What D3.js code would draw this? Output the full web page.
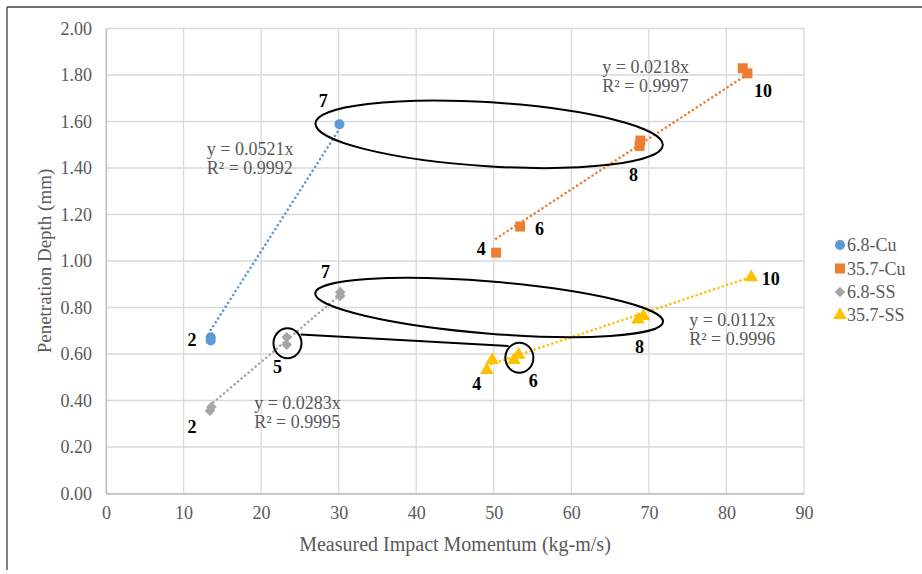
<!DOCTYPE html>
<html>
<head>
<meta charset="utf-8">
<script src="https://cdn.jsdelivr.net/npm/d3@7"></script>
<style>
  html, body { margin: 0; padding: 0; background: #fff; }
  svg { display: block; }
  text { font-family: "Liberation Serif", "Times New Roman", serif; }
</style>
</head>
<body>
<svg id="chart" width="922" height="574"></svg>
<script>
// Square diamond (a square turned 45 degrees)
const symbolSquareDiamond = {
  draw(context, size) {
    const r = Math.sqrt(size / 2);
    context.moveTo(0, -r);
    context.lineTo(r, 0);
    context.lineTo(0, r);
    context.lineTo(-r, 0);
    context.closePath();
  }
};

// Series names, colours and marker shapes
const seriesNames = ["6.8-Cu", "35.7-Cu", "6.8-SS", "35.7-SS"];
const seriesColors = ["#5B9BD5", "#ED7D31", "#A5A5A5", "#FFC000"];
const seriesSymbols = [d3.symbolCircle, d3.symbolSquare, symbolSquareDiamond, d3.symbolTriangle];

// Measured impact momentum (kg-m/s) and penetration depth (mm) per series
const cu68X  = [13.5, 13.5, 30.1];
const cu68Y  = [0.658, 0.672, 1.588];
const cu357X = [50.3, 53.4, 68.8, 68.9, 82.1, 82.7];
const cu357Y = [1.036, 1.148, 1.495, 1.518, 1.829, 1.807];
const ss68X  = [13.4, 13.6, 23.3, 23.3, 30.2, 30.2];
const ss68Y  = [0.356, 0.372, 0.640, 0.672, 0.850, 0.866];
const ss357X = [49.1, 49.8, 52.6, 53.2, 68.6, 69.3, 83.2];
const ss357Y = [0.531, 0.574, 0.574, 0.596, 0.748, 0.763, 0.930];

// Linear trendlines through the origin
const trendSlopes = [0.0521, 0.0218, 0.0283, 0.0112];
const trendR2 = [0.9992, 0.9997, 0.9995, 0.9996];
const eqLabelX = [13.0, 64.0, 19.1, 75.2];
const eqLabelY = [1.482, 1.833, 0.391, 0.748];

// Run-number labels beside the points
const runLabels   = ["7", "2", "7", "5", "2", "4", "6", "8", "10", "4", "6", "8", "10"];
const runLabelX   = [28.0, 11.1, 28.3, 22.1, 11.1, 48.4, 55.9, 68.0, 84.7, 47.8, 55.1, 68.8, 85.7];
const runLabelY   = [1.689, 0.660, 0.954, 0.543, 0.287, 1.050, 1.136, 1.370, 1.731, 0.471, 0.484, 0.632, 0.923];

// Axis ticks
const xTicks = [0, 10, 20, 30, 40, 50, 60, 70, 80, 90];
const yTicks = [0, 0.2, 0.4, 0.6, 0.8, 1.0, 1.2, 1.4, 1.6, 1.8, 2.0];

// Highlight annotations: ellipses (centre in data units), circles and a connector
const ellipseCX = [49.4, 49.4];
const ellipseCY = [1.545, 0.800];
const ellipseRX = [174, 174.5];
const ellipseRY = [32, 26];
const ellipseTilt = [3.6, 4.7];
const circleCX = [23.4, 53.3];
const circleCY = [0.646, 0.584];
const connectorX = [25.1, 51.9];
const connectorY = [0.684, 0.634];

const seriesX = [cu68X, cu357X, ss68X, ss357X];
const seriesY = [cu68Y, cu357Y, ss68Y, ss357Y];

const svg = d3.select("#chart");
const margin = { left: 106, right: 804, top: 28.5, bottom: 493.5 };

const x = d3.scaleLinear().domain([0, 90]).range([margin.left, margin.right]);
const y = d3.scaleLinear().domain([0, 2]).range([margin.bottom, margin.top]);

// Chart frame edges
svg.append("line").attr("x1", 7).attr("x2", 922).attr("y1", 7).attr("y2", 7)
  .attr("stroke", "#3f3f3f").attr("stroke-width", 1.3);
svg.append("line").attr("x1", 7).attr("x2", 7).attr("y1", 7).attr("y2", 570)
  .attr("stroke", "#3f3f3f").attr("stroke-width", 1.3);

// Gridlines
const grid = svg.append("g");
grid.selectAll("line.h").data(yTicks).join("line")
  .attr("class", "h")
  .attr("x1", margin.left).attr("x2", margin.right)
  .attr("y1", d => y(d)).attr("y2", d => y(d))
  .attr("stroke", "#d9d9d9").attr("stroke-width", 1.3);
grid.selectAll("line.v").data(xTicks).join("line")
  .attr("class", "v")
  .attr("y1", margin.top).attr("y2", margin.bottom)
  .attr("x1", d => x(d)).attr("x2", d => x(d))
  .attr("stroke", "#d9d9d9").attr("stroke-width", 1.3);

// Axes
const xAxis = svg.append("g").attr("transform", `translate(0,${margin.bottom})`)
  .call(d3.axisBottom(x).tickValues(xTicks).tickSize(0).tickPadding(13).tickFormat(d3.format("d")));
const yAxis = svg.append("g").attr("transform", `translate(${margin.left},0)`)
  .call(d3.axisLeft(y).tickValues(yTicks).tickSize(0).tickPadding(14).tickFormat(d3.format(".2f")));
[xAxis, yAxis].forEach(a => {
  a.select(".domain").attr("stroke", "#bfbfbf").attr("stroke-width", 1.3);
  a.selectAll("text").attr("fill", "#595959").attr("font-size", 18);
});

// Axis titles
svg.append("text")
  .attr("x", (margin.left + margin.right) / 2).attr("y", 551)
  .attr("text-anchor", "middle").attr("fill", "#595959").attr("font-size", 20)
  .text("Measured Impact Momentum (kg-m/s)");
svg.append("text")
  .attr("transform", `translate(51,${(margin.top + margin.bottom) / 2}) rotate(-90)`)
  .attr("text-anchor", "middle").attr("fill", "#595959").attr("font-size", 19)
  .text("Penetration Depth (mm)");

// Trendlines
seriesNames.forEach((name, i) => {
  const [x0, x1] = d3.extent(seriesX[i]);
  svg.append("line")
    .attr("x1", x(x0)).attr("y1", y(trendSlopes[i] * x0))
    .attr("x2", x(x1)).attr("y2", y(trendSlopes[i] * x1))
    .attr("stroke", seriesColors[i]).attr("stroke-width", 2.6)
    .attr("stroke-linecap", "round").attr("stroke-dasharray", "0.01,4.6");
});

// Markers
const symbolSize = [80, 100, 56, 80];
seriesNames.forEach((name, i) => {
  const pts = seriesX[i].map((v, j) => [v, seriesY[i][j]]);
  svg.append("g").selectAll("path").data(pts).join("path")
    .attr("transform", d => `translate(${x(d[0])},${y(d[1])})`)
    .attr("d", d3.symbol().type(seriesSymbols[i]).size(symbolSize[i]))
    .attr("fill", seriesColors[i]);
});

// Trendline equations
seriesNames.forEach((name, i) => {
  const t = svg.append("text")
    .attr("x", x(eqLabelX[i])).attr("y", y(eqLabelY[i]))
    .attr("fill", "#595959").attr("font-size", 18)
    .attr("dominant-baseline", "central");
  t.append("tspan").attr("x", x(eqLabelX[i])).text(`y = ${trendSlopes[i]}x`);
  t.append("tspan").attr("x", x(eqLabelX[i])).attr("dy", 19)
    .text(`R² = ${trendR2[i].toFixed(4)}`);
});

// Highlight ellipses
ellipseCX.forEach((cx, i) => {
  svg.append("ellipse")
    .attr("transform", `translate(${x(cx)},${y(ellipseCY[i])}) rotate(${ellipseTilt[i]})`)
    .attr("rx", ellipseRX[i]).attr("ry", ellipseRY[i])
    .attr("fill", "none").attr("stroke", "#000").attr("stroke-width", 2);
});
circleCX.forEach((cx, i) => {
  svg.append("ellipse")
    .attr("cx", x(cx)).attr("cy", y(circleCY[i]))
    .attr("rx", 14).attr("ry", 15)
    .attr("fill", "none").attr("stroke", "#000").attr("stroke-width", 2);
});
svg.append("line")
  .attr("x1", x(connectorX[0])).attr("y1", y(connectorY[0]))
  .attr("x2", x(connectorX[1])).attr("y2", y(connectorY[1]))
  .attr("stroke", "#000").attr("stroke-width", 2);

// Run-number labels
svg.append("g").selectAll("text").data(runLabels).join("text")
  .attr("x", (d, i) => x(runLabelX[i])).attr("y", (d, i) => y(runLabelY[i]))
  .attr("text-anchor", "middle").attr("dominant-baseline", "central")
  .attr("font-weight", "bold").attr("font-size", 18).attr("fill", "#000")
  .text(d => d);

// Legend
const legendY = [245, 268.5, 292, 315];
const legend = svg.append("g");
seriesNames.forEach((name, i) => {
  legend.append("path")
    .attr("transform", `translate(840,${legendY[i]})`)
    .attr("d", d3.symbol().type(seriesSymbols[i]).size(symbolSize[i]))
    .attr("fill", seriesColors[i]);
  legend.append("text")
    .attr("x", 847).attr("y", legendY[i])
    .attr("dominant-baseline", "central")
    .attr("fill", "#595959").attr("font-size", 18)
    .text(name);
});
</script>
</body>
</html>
****************
**PROBLEM STATEMENT:** Begin at the top of the material above and output each line exactly, stopping after the line that holds "const eqLabelY = [1.482, 1.833, 0.391, 0.748];". Leave out pictures.

**RESULT:**
What D3.js code would draw this? Output the full web page.
<!DOCTYPE html>
<html>
<head>
<meta charset="utf-8">
<script src="https://cdn.jsdelivr.net/npm/d3@7"></script>
<style>
  html, body { margin: 0; padding: 0; background: #fff; }
  svg { display: block; }
  text { font-family: "Liberation Serif", "Times New Roman", serif; }
</style>
</head>
<body>
<svg id="chart" width="922" height="574"></svg>
<script>
// Square diamond (a square turned 45 degrees)
const symbolSquareDiamond = {
  draw(context, size) {
    const r = Math.sqrt(size / 2);
    context.moveTo(0, -r);
    context.lineTo(r, 0);
    context.lineTo(0, r);
    context.lineTo(-r, 0);
    context.closePath();
  }
};

// Series names, colours and marker shapes
const seriesNames = ["6.8-Cu", "35.7-Cu", "6.8-SS", "35.7-SS"];
const seriesColors = ["#5B9BD5", "#ED7D31", "#A5A5A5", "#FFC000"];
const seriesSymbols = [d3.symbolCircle, d3.symbolSquare, symbolSquareDiamond, d3.symbolTriangle];

// Measured impact momentum (kg-m/s) and penetration depth (mm) per series
const cu68X  = [13.5, 13.5, 30.1];
const cu68Y  = [0.658, 0.672, 1.588];
const cu357X = [50.3, 53.4, 68.8, 68.9, 82.1, 82.7];
const cu357Y = [1.036, 1.148, 1.495, 1.518, 1.829, 1.807];
const ss68X  = [13.4, 13.6, 23.3, 23.3, 30.2, 30.2];
const ss68Y  = [0.356, 0.372, 0.640, 0.672, 0.850, 0.866];
const ss357X = [49.1, 49.8, 52.6, 53.2, 68.6, 69.3, 83.2];
const ss357Y = [0.531, 0.574, 0.574, 0.596, 0.748, 0.763, 0.930];

// Linear trendlines through the origin
const trendSlopes = [0.0521, 0.0218, 0.0283, 0.0112];
const trendR2 = [0.9992, 0.9997, 0.9995, 0.9996];
const eqLabelX = [13.0, 64.0, 19.1, 75.2];
const eqLabelY = [1.482, 1.833, 0.391, 0.748];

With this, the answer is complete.